Inauguration Day: Jim Kenney became mayor, and the whole thing felt like graduation

Cheers, a distracted former Mayor Nutter, and a pervasive theme of the Philadelphia neighborhood resident and how government can make differences in their lives, small and large.

Jim Kenney is sworn in as the 99th mayor of Philadelphia.

Jim Kenney is sworn in as the 99th mayor of Philadelphia.

Twitter via @PhillyMayor

Jim Kenney held it together for almost his entire first speech as mayor of Philadelphia. But once — just for a moment — Kenney got choked up. It was when he was talking about the Neumann Goretti girls’ basketball team — a group of girls he helped coach — who were not only national champions, but the first in their families to attend college.

He asked the team of teenagers to stand to be recognized, yelled “Squad!” into the microphone, and they recited what was clearly an inside joke back to him.

The raw moment went along well with the themes of the rest of the 2016 inauguration event Monday morning: It was about the Philadelphia neighborhood resident and how government can make differences in their lives, small and large.

At the same time, this solemn event swearing in the new professional lives of a class of politicians and judges serving their city also kind of felt like a high school graduation.

There was cheering: Family and friends from different parts of the auditorium in the Academy of Music on South Broad Street stood and cheered as the person they knew was recognized, whether it be a new judge or a council member being sworn in. At one point, Council President Darrell Clarke had to not-so-subtly hush the crowd.

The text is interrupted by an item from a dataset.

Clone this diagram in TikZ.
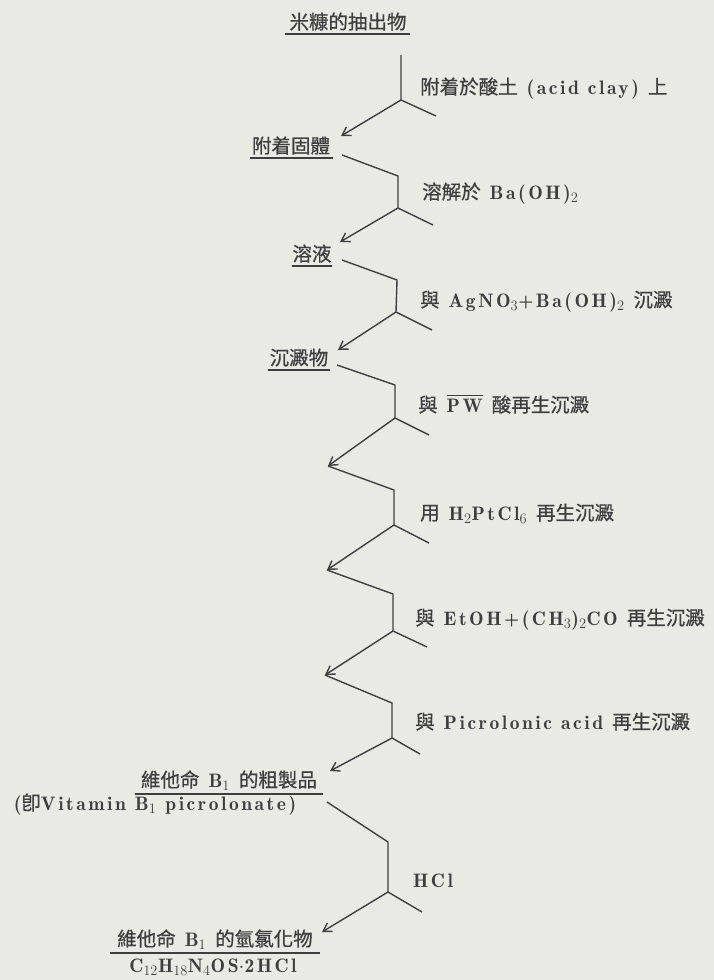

There was angst, like when now-former Mayor Michael Nutter was photographed staring downward, tapping away on his phone just before his replacement was to be sworn in.

And there were a few moments of what felt like either tense feelings or straight up confusion, like when parts of the room grumbled as Rev. John H. Roberts, Sr. said the phrase “all lives matter” during his prayer that called for unity in the city. At another point during the prayer for the city, Rev. Terrence Griffith broke the solemnity and said, “While I’m at it God, I pray that you give us a championship next year.”

In addition to the swearing in of Kenney, a former councilman, as the new mayor, City Council members were also sworn in, including five who were newly-elected this year. Jurists, city commissioners and other citywide officials also took the oath of office. Then, after it was all over, the newly-sworn-in officials processed from the Academy of Music to their offices in City Hall.

After being introduced by Clarke, Kenney was sworn in by Kevin Dougherty, the newly-elected Pennsylvania state Supreme Court justice and brother of Philadelphia union boss John Dougherty. And Kenney made a bit of a different statement from Roberts. During his speech when he focused on providing opportunities to all Philadelphians regardless of neighborhood, he mentioned criminal justice reform efforts that will take place during his term.

“Acknowledge two things,” he said, “that black lives do matter. And that the overwhelming majority of our police are decent hardworking public servants.”

Kenney, who sat next his two children before being sworn in, kept his address short and sweet and spoke for just about 10 minutes, discussing new policies that he says will keep local government honest in working for everyday Philadelphians, including universal pre-K, community schools and community policing.

“City government should first and foremost deliver efficient and effective services to every single Philadelphian,” Kenney said, “and that is regardless of if they live in the northeast or the southwest or they’re a new transplant or their family has lived here for generations.”

Kenney’s comments echoed those delivered by Clarke, who was elected to serve a second term as council president. He said city leaders will release plans in the next term for tax reform, criminal justice reform and ways to implement community-based schools in every neighborhood.

Clarke said City Council worked well together in the last four years. But there’s more work yet to be done.

“None of us here,” he said, “can feel good about being the most impoverished in the major U.S. cities.”

Kenney ended his inaugural speech with a similar — yet short — message.

“God bless you,” he said, “and let’s get to work.”